TASK DIRECTIONS – Scan the data below and pick out the lines containing the word "matplotlib".

DATA SECTION –

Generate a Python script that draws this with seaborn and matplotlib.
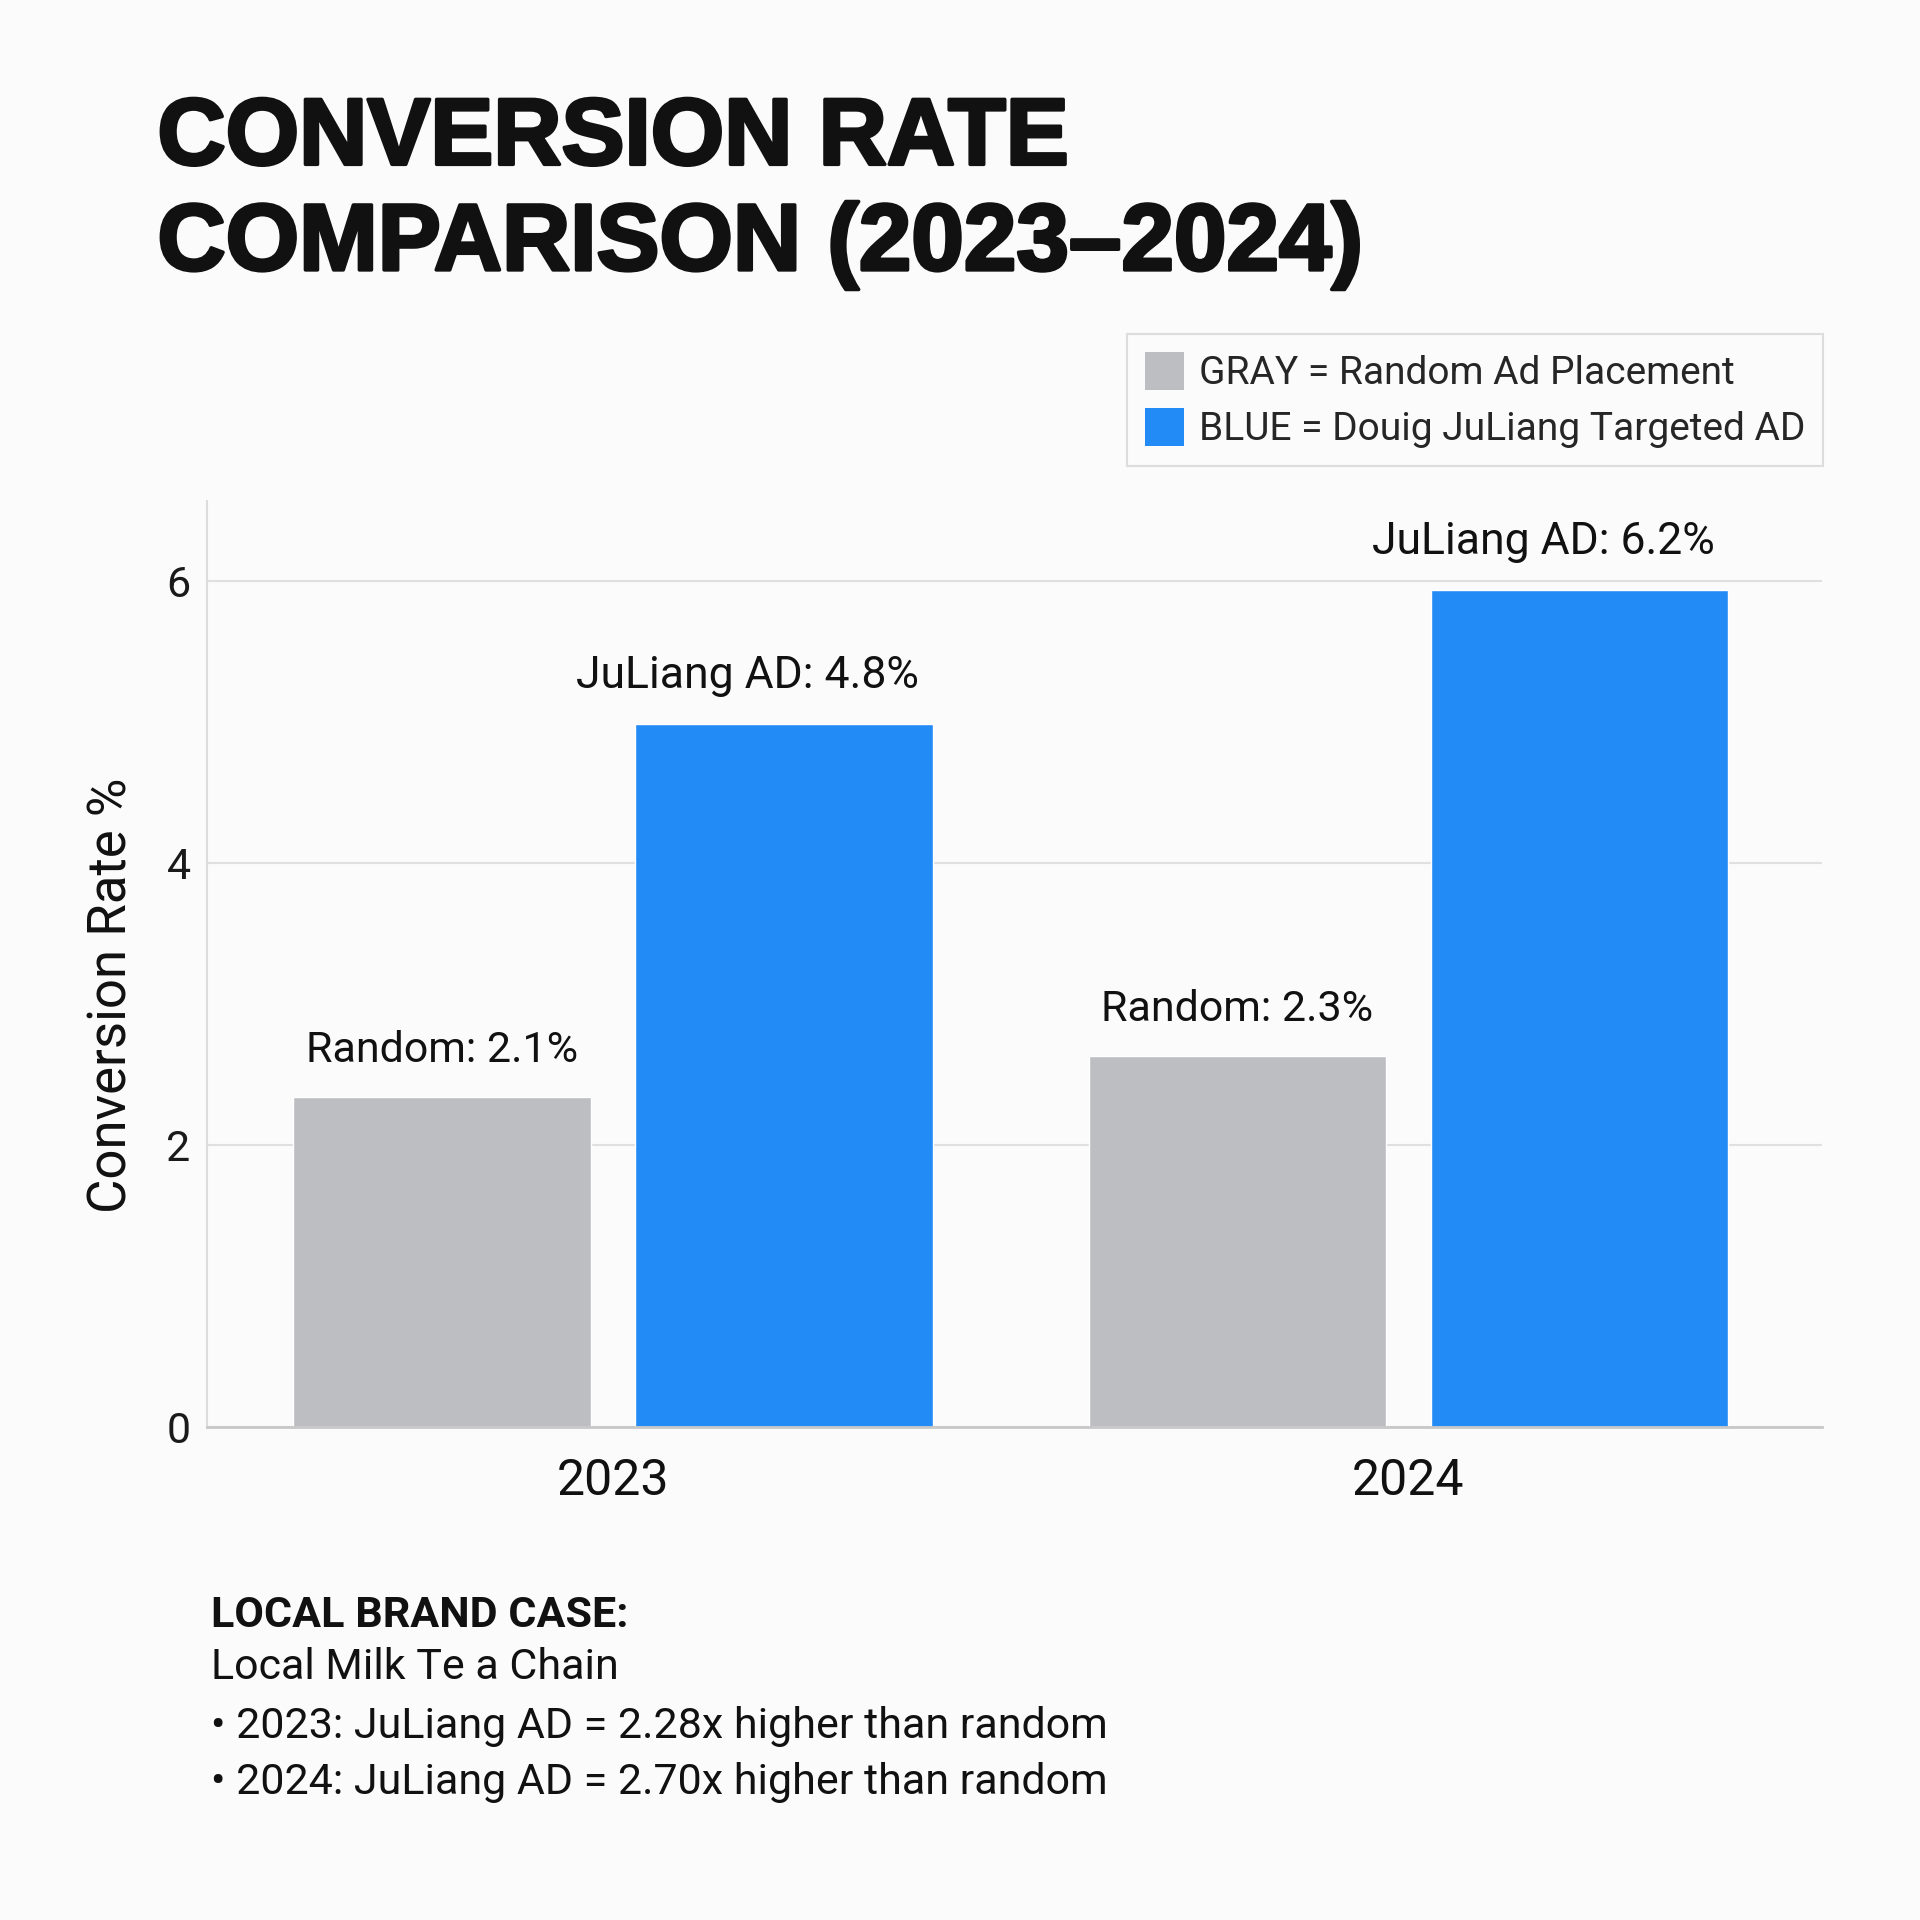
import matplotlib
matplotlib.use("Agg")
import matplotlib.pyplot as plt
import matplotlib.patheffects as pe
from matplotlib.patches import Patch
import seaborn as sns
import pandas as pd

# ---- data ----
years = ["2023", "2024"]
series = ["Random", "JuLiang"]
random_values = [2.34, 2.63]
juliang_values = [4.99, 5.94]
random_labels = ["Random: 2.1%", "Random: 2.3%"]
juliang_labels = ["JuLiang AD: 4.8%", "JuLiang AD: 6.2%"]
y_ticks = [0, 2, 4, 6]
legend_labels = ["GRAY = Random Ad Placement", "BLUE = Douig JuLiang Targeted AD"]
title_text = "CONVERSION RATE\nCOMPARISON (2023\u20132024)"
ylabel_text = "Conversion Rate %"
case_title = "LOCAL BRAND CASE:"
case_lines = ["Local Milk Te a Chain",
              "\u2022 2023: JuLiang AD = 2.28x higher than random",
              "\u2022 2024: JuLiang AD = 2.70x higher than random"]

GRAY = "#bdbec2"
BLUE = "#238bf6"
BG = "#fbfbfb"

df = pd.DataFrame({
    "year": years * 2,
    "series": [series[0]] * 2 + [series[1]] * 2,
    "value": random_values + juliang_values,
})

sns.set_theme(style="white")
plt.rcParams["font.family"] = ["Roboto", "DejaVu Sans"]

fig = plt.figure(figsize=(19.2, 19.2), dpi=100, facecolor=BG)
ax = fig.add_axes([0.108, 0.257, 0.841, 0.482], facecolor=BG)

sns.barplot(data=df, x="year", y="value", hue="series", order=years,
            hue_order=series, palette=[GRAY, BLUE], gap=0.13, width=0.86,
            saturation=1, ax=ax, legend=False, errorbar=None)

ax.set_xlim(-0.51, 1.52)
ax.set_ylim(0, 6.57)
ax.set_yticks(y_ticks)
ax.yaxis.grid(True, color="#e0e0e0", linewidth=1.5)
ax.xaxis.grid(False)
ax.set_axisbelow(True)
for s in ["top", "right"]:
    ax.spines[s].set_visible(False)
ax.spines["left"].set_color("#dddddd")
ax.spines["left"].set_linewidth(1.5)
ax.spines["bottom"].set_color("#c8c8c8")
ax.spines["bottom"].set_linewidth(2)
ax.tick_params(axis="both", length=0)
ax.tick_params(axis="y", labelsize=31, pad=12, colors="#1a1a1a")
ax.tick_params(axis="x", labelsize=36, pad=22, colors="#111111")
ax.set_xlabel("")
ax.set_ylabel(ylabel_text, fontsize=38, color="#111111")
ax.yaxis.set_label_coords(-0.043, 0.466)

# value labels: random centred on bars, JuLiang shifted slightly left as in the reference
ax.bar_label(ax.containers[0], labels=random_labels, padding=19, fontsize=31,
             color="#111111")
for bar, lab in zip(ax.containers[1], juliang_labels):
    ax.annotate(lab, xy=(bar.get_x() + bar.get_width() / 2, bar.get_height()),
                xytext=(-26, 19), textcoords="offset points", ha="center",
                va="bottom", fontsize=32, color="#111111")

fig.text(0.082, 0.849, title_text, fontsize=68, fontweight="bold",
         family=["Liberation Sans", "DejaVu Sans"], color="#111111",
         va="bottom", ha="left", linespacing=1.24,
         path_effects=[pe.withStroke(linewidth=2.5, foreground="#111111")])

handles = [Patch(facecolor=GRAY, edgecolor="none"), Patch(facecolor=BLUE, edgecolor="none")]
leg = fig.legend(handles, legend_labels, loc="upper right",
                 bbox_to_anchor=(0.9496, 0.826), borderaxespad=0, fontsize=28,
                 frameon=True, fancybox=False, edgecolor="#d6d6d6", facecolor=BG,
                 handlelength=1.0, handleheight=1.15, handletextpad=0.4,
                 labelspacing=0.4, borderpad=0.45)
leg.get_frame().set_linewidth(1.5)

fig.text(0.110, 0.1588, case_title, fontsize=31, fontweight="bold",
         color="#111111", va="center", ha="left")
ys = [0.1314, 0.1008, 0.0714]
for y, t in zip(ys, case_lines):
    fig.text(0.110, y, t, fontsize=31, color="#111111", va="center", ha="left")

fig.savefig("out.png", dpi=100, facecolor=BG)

RESPONSE –
Generate a Python script that draws this with seaborn and matplotlib.
import matplotlib
matplotlib.use("Agg")
import matplotlib.pyplot as plt
import matplotlib.patheffects as pe
from matplotlib.patches import Patch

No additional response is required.